New Zealand and New Caledonia are large, isolated islands in the southwest Pacific Ocean. They have never been regarded as part of the Australian continent, although the geographic term Australasia often is used for the collective land and islands of the southwest Pacific region.
They summarize the four key attributes of continents and assess Zealandia meeting these criteria.
Zealandia is everywhere substantially elevated above the surrounding oceanic crust. The main difference with other continents is that it has much wider and deeper continental shelves than is usually the case. Zealandia has a modal elevation of ~ − 1100 m and is ~94% submerged below current sea level. The highest point of Zealandia is Aoraki – Mount Cook at 3724 m.

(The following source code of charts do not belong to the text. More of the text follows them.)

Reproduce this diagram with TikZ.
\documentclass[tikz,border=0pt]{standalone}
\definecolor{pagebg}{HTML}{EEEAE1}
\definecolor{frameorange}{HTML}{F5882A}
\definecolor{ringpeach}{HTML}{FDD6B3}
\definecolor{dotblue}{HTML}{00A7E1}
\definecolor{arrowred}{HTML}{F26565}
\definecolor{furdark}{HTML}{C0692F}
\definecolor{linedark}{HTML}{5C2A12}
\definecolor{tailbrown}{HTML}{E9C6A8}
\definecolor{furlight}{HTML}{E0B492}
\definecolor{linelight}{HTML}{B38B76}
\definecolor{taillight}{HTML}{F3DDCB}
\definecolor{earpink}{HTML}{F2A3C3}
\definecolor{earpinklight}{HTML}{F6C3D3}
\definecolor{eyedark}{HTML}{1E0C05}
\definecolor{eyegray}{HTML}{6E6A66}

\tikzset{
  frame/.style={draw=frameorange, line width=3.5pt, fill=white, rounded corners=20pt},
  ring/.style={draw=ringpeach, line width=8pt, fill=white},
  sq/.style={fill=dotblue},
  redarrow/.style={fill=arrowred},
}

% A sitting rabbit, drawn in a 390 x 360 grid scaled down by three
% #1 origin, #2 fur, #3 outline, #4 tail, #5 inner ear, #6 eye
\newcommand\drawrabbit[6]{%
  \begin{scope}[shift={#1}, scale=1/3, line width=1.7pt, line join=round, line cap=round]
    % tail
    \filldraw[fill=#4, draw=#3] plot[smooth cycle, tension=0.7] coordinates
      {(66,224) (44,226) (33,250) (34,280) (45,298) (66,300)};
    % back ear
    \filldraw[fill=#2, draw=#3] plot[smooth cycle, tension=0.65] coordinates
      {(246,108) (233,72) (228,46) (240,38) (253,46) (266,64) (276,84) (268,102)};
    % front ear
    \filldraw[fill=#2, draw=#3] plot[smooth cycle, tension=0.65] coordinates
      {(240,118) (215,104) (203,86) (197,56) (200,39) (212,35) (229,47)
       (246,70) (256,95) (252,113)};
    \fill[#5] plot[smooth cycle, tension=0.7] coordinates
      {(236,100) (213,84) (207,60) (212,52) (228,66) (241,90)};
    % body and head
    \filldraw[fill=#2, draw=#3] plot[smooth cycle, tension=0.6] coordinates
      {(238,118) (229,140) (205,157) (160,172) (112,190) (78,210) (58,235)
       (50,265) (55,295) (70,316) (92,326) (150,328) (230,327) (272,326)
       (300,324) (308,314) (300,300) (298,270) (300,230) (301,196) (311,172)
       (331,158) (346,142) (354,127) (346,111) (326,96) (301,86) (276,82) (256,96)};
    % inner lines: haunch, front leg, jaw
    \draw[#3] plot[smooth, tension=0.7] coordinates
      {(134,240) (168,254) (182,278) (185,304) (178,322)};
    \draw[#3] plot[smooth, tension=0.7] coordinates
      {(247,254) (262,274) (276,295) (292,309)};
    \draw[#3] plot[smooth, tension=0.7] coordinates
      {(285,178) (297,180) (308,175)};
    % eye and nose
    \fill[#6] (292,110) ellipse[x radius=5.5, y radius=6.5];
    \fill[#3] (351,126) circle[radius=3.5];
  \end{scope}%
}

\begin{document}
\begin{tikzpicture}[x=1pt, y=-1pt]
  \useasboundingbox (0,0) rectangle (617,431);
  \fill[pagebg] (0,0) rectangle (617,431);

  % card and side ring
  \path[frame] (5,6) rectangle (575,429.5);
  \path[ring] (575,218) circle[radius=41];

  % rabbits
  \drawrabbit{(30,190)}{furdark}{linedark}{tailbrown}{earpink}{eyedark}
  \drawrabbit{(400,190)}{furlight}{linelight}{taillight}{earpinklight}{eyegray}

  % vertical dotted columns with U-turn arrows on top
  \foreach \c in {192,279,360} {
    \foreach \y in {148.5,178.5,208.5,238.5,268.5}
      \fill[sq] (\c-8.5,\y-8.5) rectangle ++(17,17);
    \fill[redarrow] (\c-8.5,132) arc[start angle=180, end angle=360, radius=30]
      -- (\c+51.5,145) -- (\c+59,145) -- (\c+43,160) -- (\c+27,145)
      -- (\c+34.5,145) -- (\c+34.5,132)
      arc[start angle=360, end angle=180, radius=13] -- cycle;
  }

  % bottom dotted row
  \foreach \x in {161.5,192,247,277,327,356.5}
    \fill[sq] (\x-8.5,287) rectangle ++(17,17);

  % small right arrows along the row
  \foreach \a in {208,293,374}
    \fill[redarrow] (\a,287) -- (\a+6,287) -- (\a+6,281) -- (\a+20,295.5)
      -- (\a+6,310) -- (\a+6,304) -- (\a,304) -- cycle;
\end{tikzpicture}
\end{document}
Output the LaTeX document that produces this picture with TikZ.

Traditionally, continents have been subdivided into cratons, platforms, Phanerozoic orogenic belts, narrow rifts, and broad extensional provinces. Eurasia, Africa, North America, South America, Antarctica, and Australia all contain Precambrian cratons. The oldest known rocks in Zealandia are Middle Cambrian limestones of the Takaka Terrane and 490–505 Ma granites of the Jacquiery Suite. Precambrian cratonic rocks have not yet been discovered within Zealandia, but their existence has been postulated on the basis of Rodinian to Gondwanan age detrital zircon ratios. Furthermore, some Zealandia mantle xenoliths give Re-Os ages as old as 2.7 Ga. Geologically, Zealandia comprises multiple Phanerozoic orogenic belts on which a broad extensional province and several narrow rift zones have been superimposed.
Atop its geological basement rocks, Zealandia has a drape of at least two dozen spatially separate Late Cretaceous to Holocene sedimentary basins.
The thinnest crust within Zealandia is in the 2200-km-long and 200–300-km-wide New Caledonia Trough, where the water depth varies from 1500 to 3500 m.
Where oceanic crust abuts continental crust, various kinds of continent-ocean boundaries (COBs) define natural edges to continents. The six commonly recognized geological continents (Africa, Eurasia, North America, South America, Antarctica, and Australia) are thus not only large but they are also spatially isolated by geologic and/or bathymetric features.
The edges of Australia and Zealandia continental crust approach to within 25 km across the Cato Trough. The Cato Trough is 3600 m deep and floored by oceanic crust.
The scientists’ conclusion includes:
Zealandia is approximately the area of greater India and, like India, Australia, Antarctica, Africa, and South America, was a former part of the Gondwana supercontinent. As well as being the seventh largest geological continent, Zealandia is the youngest, thinnest, and most submerged. That a continent can be so submerged yet unfragmented makes it a useful and thought-provoking geodynamic end member in exploring the cohesion and breakup of continental crust.